The Death of Marcus Aurelius

The Death of Marcus Aurelius

Wednesday, March 29, 2023

Cicero, Tusculan Disputations 3.1


Book 3: On Grief of Mind 
 
What reason shall I assign, O Brutus, why, as we consist of mind and body, the art of curing and preserving the body should be so much sought after, and the invention of it, as being so useful, should be ascribed to the immortal Gods; but the medicine of the mind should not have been so much the object of inquiry while it was unknown, nor so much attended to and cultivated after its discovery, nor so well received or approved of by some, and accounted actually disagreeable, and looked upon with an envious eye by many? 
 
Is it because we, by means of the mind, judge of the pains and disorders of the body, but do not, by means of the body, arrive at any perception of the disorders of the mind? Hence it comes that the mind only judges of itself when that very faculty by which it is judged is in a bad state. 
 
Had nature given us faculties for discerning and viewing herself, and could we go through life by keeping our eye on her—our best guide—there would be no reason certainly why anyone should be in want of philosophy or learning; but, as it is, she has furnished us only with some feeble rays of light, which we immediately extinguish so completely by evil habits and erroneous opinions that the light of nature is nowhere visible. 
 
The seeds of virtues are natural to our constitutions, and, were they suffered to come to maturity, would naturally conduct us to a happy life; but now, as soon as we are born and received into the world, we are instantly familiarized with all kinds of depravity and perversity of opinions; so that we may be said almost to suck in error with our nurse’s milk. When we return to our parents, and are put into the hands of tutors and governors, we are imbued with so many errors that truth gives place to falsehood, and nature herself to established opinion. 

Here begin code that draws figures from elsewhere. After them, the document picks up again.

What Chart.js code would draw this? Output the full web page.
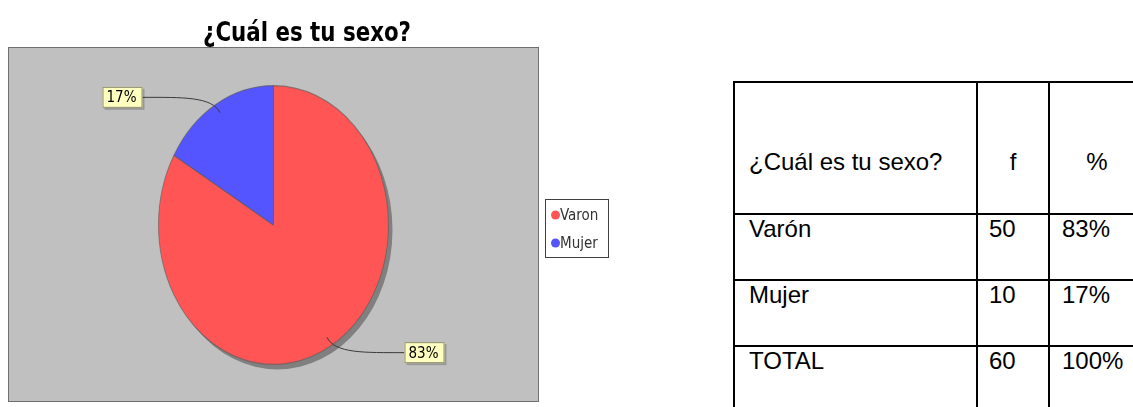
<!DOCTYPE html>
<html>
<head>
<meta charset="utf-8">
<script src="https://cdn.jsdelivr.net/npm/chart.js@4.4.0/dist/chart.umd.min.js"></script>
<style>
html, body { margin: 0; padding: 0; background: #fff; width: 1133px; height: 407px; overflow: hidden; position: relative; }
#pie { position: absolute; left: 0; top: 0; }
#tbl { position: absolute; left: 733px; top: 81px; width: 411px; border-collapse: collapse; table-layout: fixed;
       font-family: 'Liberation Sans', Arial, sans-serif; font-size: 24px; line-height: 26px; color: #000; }
#tbl td { border: 2px solid #000; padding: 0; vertical-align: top; white-space: nowrap; }
</style>
</head>
<body>
<canvas id="pie" width="620" height="407"></canvas>
<table id="tbl">
  <colgroup><col style="width:243px"><col style="width:72px"><col style="width:96px"></colgroup>
  <tbody id="tbody"></tbody>
</table>
<script>
// chart data
const chartTitle = '¿Cuál es tu sexo?';
const categories = ['Varon', 'Mujer'];
const frequencies = [50, 10];
const percentLabels = ['83%', '17%'];
const sliceColors = ['#ff5555', '#5555ff'];

// table data
const tableHeader = ['¿Cuál es tu sexo?', 'f', '%'];
const tableRows = ['Varón', 'Mujer', 'TOTAL'];
const tableF = [50, 10, 60];
const tablePct = ['83%', '17%', '100%'];

// the pie in the source is an ellipse, stretch it vertically
const Y_STRETCH = 140 / 115.5;
const SMALL_FONT = "'DejaVu Sans Condensed', 'DejaVu Sans', sans-serif";

const pieDecor = {
    id: 'pieDecor',
    beforeDraw(chart) {
        const ctx = chart.ctx;
        ctx.save();
        ctx.fillStyle = '#fff';
        ctx.fillRect(0, 0, chart.width, chart.height);
        ctx.fillStyle = '#c0c0c0';
        ctx.fillRect(8.5, 47.5, 530, 354);
        ctx.strokeStyle = '#707070';
        ctx.lineWidth = 1;
        ctx.strokeRect(8.5, 47.5, 530, 354);
        ctx.restore();
    },
    beforeDatasetsDraw(chart) {
        const arc = chart.getDatasetMeta(0).data[0];
        const { x, y, outerRadius } = arc;
        const ctx = chart.ctx;
        // shadow
        ctx.save();
        ctx.fillStyle = '#808080';
        ctx.beginPath();
        ctx.ellipse(x + 4, y + 5, outerRadius, outerRadius * Y_STRETCH, 0, 0, Math.PI * 2);
        ctx.fill();
        ctx.restore();
        ctx.save();
        ctx.translate(x, y);
        ctx.scale(1, Y_STRETCH);
        ctx.translate(-x, -y);
    },
    afterDatasetsDraw(chart) {
        const ctx = chart.ctx;
        ctx.restore();

        // slice labels with curved leaders
        const arcs = chart.getDatasetMeta(0).data;
        arcs.forEach((arc, i) => {
            const { x, y, outerRadius: r, startAngle, endAngle } = arc;
            const mid = (startAngle + endAngle) / 2;
            const c = Math.cos(mid), s = Math.sin(mid);
            const px = x + c * r * 0.93;
            const py = y + s * r * 0.93 * Y_STRETCH;
            const ly = y + s * (r * Y_STRETCH + 8);
            const left = c < 0;
            const bw = 40, bh = 21;
            const bx = left ? x - r - 16 - bw : x + r + 16;
            const edge = left ? bx + bw : bx;

            let dx = c, dy = s * Y_STRETCH;
            const len = Math.hypot(dx, dy);
            dx /= len; dy /= len;

            ctx.save();
            ctx.strokeStyle = '#3a3a3a';
            ctx.lineWidth = 1;
            ctx.beginPath();
            ctx.moveTo(edge, ly);
            ctx.bezierCurveTo(edge + (left ? 40 : -40), ly, px + dx * 18, py + dy * 18, px, py);
            ctx.stroke();

            ctx.fillStyle = 'rgba(0,0,0,0.2)';
            ctx.fillRect(bx + 2, ly - bh / 2 + 2, bw, bh);
            ctx.fillStyle = '#ffffc0';
            ctx.fillRect(bx, ly - bh / 2, bw, bh);
            ctx.strokeStyle = '#8c8c70';
            ctx.strokeRect(bx + 0.5, ly - bh / 2 + 0.5, bw - 1, bh - 1);
            ctx.fillStyle = '#000';
            ctx.font = '15px ' + SMALL_FONT;
            ctx.textBaseline = 'middle';
            ctx.textAlign = 'left';
            ctx.fillText(percentLabels[i], bx + 4, ly + 1, 30);
            ctx.restore();
        });

        // legend
        ctx.save();
        ctx.fillStyle = '#fff';
        ctx.fillRect(545, 199, 64, 59);
        ctx.strokeStyle = '#404040';
        ctx.lineWidth = 1;
        ctx.strokeRect(545.5, 199.5, 63, 58);
        ctx.font = '15px ' + SMALL_FONT;
        ctx.textBaseline = 'middle';
        ctx.textAlign = 'left';
        categories.forEach((label, i) => {
            const ly = 215 + i * 28;
            ctx.fillStyle = sliceColors[i];
            ctx.beginPath();
            ctx.arc(555.5, ly, 4.5, 0, Math.PI * 2);
            ctx.fill();
            ctx.fillStyle = '#333';
            ctx.fillText(label, 560, ly + 1, 43);
        });

        // title
        ctx.fillStyle = '#000';
        ctx.font = "bold 26px 'Liberation Sans Narrow', 'DejaVu Sans Condensed', 'DejaVu Sans', sans-serif";
        ctx.textAlign = 'center';
        ctx.textBaseline = 'alphabetic';
        ctx.fillText(chartTitle, 307, 41, 208);
        ctx.restore();
    }
};

new Chart(document.getElementById('pie'), {
    type: 'pie',
    data: {
        labels: categories,
        datasets: [{
            data: frequencies,
            backgroundColor: sliceColors,
            borderColor: 'rgba(90,90,90,0.6)',
            borderWidth: 1,
            hoverOffset: 0
        }]
    },
    options: {
        responsive: false,
        animation: false,
        devicePixelRatio: 1,
        events: [],
        layout: { padding: { left: 158, right: 231, top: 109.5, bottom: 66.5 } },
        plugins: {
            legend: { display: false },
            tooltip: { enabled: false },
            title: { display: false }
        }
    },
    plugins: [pieDecor]
});

// table
const tbody = document.getElementById('tbody');
function addRow(cells, height, padTop, styles) {
    const tr = document.createElement('tr');
    tr.style.height = height + 'px';
    cells.forEach((text, i) => {
        const td = document.createElement('td');
        td.textContent = text;
        td.style.paddingTop = padTop + 'px';
        Object.assign(td.style, styles[i]);
        tr.appendChild(td);
    });
    tbody.appendChild(tr);
}
addRow(tableHeader, 132, 66, [
    { paddingLeft: '14px' },
    { textAlign: 'center' },
    { textAlign: 'center' }
]);
tableRows.forEach((name, i) => {
    addRow([name, String(tableF[i]), tablePct[i]], i === 2 ? 80 : 66, 1, [
        { paddingLeft: '14px' },
        { paddingLeft: '11px' },
        { paddingLeft: '12px' }
    ]);
});
</script>
</body>
</html>
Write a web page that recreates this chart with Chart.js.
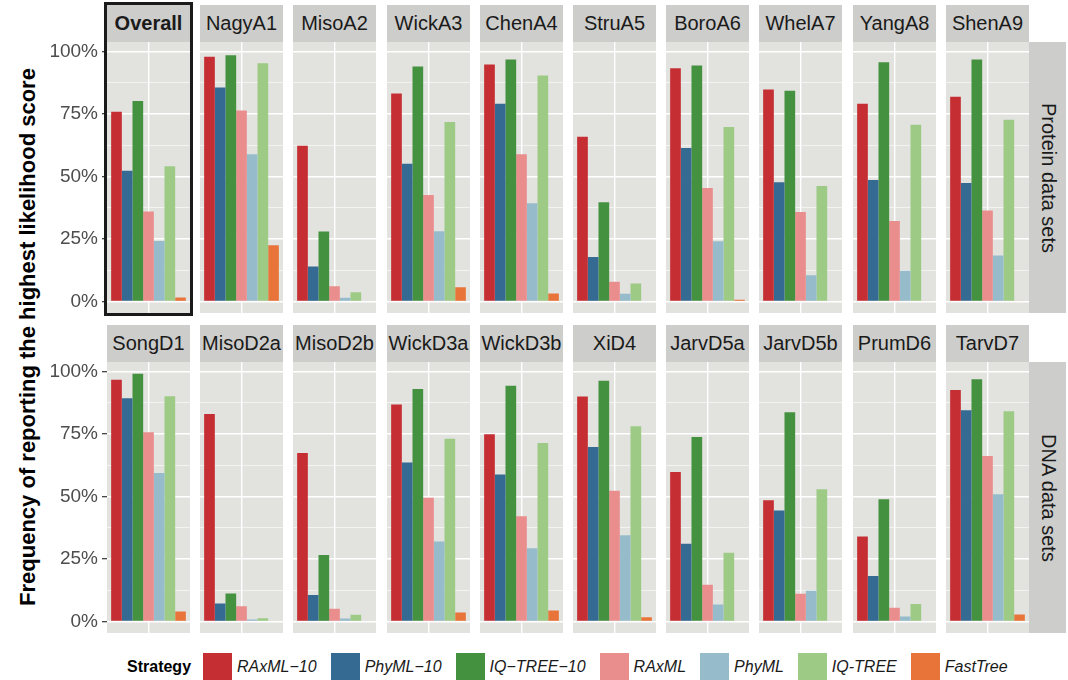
<!DOCTYPE html>
<html><head><meta charset="utf-8">
<script src="https://cdn.jsdelivr.net/npm/chart.js@4"></script>
<style>
body{margin:0;background:#fff;}
#wrap{position:relative;width:1068px;height:680px;overflow:hidden;font-family:'Liberation Sans',Arial,Helvetica,sans-serif;}
.strip{position:absolute;background:#cdcdcb;color:#1a1a1a;font-size:20px;display:flex;align-items:center;justify-content:center;white-space:nowrap;}
.rstrip{position:absolute;background:#cdcdcb;}
.rtext{position:absolute;left:50%;top:50%;transform:translate(-50%,-50%) rotate(90deg);font-size:20px;color:#1a1a1a;white-space:nowrap;}
canvas{position:absolute;}
#ytitle{position:absolute;left:28px;top:337px;transform:translate(-50%,-50%) rotate(-90deg);font-size:22px;font-weight:bold;color:#000;white-space:nowrap;}
#frame{position:absolute;left:104px;top:2px;width:89px;height:314px;border:3px solid #1a1a1a;box-sizing:border-box;}
#legend{position:absolute;left:127px;top:653px;height:27px;display:flex;align-items:center;font-size:16px;color:#1a1a1a;white-space:nowrap;}
#legend .ttl{font-weight:bold;margin-right:12px;color:#000;}
#legend .box{width:29px;height:27px;margin-right:5px;}
#legend .lab{font-style:italic;margin-right:14px;}
</style></head>
<body><div id="wrap"><div id="ytitle">Frequency of reporting the highest likelihood score</div><div id="legend"><span class="ttl">Strategy</span></div></div>
<script>
// ---- data ----
const proteinPanels = ['Overall','NagyA1','MisoA2','WickA3','ChenA4','StruA5','BoroA6','WhelA7','YangA8','ShenA9'];
const dnaPanels = ['SongD1','MisoD2a','MisoD2b','WickD3a','WickD3b','XiD4','JarvD5a','JarvD5b','PrumD6','TarvD7'];
const rowLabels = ['Protein data sets','DNA data sets'];
const strategies = ['RAxML\u221210','PhyML\u221210','IQ\u2212TREE\u221210','RAxML','PhyML','IQ-TREE','FastTree'];
const yTickValues = [0,25,50,75,100];
// values in %, panel order: proteinPanels then dnaPanels
const raxml10  = [75.9,97.9,62.3,83.2,94.8,65.9,93.3,84.8,79.1,81.9, 96.7,83.0,67.4,86.8,74.9,90.0,59.8,48.5,34.0,92.6];
const phyml10  = [52.3,85.6,14.0,55.1,79.1,17.8,61.4,47.7,48.6,47.4, 89.3,7.2,10.6,63.6,58.8,69.8,31.1,44.4,18.2,84.5];
const iqtree10 = [80.2,98.5,28.0,94.0,96.8,39.7,94.4,84.3,95.7,96.8, 99.1,11.2,26.6,93.0,94.3,96.3,73.8,83.7,48.9,96.9];
const raxml    = [36.0,76.4,6.1,42.6,58.9,7.9,45.4,35.8,32.2,36.4, 75.7,6.1,5.1,49.5,42.1,52.3,14.7,11.1,5.5,66.2];
const phyml    = [24.2,58.9,1.5,28.1,39.3,3.1,24.1,10.5,12.3,18.4, 59.4,0.8,1.2,32.0,29.3,34.5,6.8,12.3,2.0,50.9];
const iqtree   = [54.1,95.3,3.7,71.8,90.4,7.2,69.8,46.2,70.7,72.7, 90.1,1.3,2.7,73.1,71.4,78.1,27.5,52.9,7.0,84.1];
const fasttree = [1.6,22.5,0,5.7,3.2,0,0.7,0,0.3,0.3, 4.0,0,0,3.6,4.4,1.7,0,0,0,2.8];

// ---- styles / layout ----
const series = [raxml10,phyml10,iqtree10,raxml,phyml,iqtree,fasttree];
const colors = ['#c52e32','#356a92','#44913f','#ea8e8d','#96bccc','#9dcb86','#e8743a'];
const panelNames = proteinPanels.concat(dnaPanels);
const PANEL_X0 = 107, PANEL_STEP = 93.2, PANEL_W = 83, PANEL_H = 271;
const ROW_TOP = [42, 362], STRIP_H = 37, AXIS_W = 67;
const wrap = document.getElementById('wrap');

const bgPlugin = {
  id:'bg',
  beforeDraw(chart){
    const a = chart.chartArea, ctx = chart.ctx;
    ctx.save(); ctx.fillStyle = '#e2e2df';
    ctx.fillRect(a.left, a.top, a.right-a.left, a.bottom-a.top);
    ctx.restore();
  }
};
const isMajor = v => yTickValues.includes(v);

for (let r = 0; r < 2; r++) {
  for (let c = 0; c < 10; c++) {
    const idx = r*10 + c;
    const left = Math.round(PANEL_X0 + PANEL_STEP*c);
    const isLeft = c === 0;
    // strip
    const s = document.createElement('div');
    s.className = 'strip';
    s.style.left = left+'px'; s.style.top = (ROW_TOP[r]-STRIP_H)+'px';
    s.style.width = PANEL_W+'px'; s.style.height = STRIP_H+'px';
    s.textContent = panelNames[idx];
    if (idx === 0) s.style.fontWeight = 'bold';
    wrap.appendChild(s);
    // canvas
    const cv = document.createElement('canvas');
    const cw = PANEL_W + (isLeft ? AXIS_W : 0);
    cv.width = cw; cv.height = PANEL_H;
    cv.style.left = (left - (isLeft ? AXIS_W : 0))+'px';
    cv.style.top = ROW_TOP[r]+'px';
    cv.style.width = cw+'px'; cv.style.height = PANEL_H+'px';
    wrap.appendChild(cv);
    new Chart(cv, {
      type:'bar',
      data:{
        labels:[panelNames[idx]],
        datasets: strategies.map((name,k)=>({
          label:name, data:[series[k][idx]], backgroundColor:colors[k],
          borderWidth:0, categoryPercentage:0.9, barPercentage:1.0
        }))
      },
      options:{
        responsive:false, animation:false, maintainAspectRatio:false,
        layout:{padding:0},
        plugins:{legend:{display:false}, tooltip:{enabled:false}},
        scales:{
          x:{
            grid:{offset:false, color:'#ffffff', lineWidth:1.4, drawTicks:false},
            border:{display:false},
            ticks:{display:false}
          },
          y:{
            min:-4.6, max:103.8,
            ticks:{
              stepSize:12.5, includeBounds:false, autoSkip:false,
              display:isLeft, padding:4, color:'#4d4d4d',
              font:{family:"'Liberation Sans', Arial, sans-serif", size:19},
              callback:v => isMajor(v) ? v+'%' : ''
            },
            grid:{
              color:'#ffffff',
              lineWidth:ctx => (ctx.tick && isMajor(ctx.tick.value)) ? 1.4 : 0.6,
              drawTicks:isLeft, tickLength:5, tickWidth:1.2,
              tickColor:ctx => (ctx.tick && isMajor(ctx.tick.value)) ? '#333333' : 'rgba(0,0,0,0)'
            },
            border:{display:false},
            afterFit: sc => {
              if (isLeft) sc.width = AXIS_W;
              sc.paddingTop = 0; sc.paddingBottom = 0;
            }
          }
        }
      },
      plugins:[bgPlugin]
    });
  }
  // right strip
  const rs = document.createElement('div');
  rs.className = 'rstrip';
  rs.style.left = '1029px'; rs.style.top = ROW_TOP[r]+'px';
  rs.style.width = '37px'; rs.style.height = PANEL_H+'px';
  const rt = document.createElement('div');
  rt.className = 'rtext'; rt.textContent = rowLabels[r];
  rs.appendChild(rt);
  wrap.appendChild(rs);
}
// frame around Overall
const fr = document.createElement('div'); fr.id = 'frame'; wrap.appendChild(fr);
// legend
const lg = document.getElementById('legend');
strategies.forEach((name,k)=>{
  const b = document.createElement('span'); b.className='box'; b.style.background = colors[k];
  const l = document.createElement('span'); l.className='lab'; l.textContent = name;
  lg.appendChild(b); lg.appendChild(l);
});
</script>
</body></html>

—from Cicero, Tusculan Disputations 3.1 
 
I pay special attention to this third book of the Tusculan Disputations, because my most daunting task is the endurance of intense and persistent mental pain. Though I have always had a philosophical bent, the emergence of the “Black Dog” has made such reflection an absolute necessity. 
 
In the relationship of the mind and the body, Nature has created the latter to be in the service of the former, though you’d hardly notice it by how we choose to direct our efforts. 
 
How often have I now seen a doctor obsess about the health of the physical organs, while shrugging off any concerns about the thoughts and the emotions, or at best only prescribing chemicals to resolve matters that also demand a profound self-awareness?
 
I suppose I should find some comfort in hearing that the Romans were no better at getting their priorities straight. Perhaps it is a universal human weakness to confuse the exterior with the interior, the proximate with the ultimate, the flesh with the spirit. 
 
Cicero wonders why this would be the case, and I am relieved that I am not the only one with such awful concerns. All consciousness is an act proceeding from the mind, and while it is one thing for thought to examine what is outside of itself, it is quite another for thought to consider its own inner workings, to turn back upon itself, so to speak. 
 
A hand, for example, can grasp an object, but how is a hand supposed to grasp itself? It takes a certain practice in mental gymnastics to get the knack of discerning the operations of the intellect through its relations to the world around it, just as it is not immediately intuitive to recognize one’s own face in a mirror. 
 
I can judge with some clarity about a disorder of my body, yet I must question that clarity when the very power of judgment is impaired. By analogy, I think of a doctor who has much experience in performing surgery on his patients, and is then faced with the need to take out his own gallbladder. 
 
In other words, any judgments about our subjective states will easily have us losing our sense of up and down: I know how quick I am to mistake an imagination for a fact, a preference for a principle, the act of rationalizing for the act of reasoning. There is, at least initially, a vast difference between observing pain from a distance and feeling it within myself. 
 
This becomes all the more difficult when I add layers upon layers of assumptions and habits to the mix. I have always been used to thinking this way about myself, so how dare you challenge me? They have been telling me for years to do it this way, and now I am suddenly supposed to toss out all of the instructions? It’s no wonder I sometimes worry that I’m going mad. 
 
Yes, I was made to understand the true from the false, and to love the right instead of the wrong, for I am a creature of reason and will. The great obstacles in my way, however, are a disorientation in battling my ignorance and the accumulation of too many vices. 
 
I can’t properly see myself in the mirror for all the filth and the grime. It’s finally time for some housecleaning.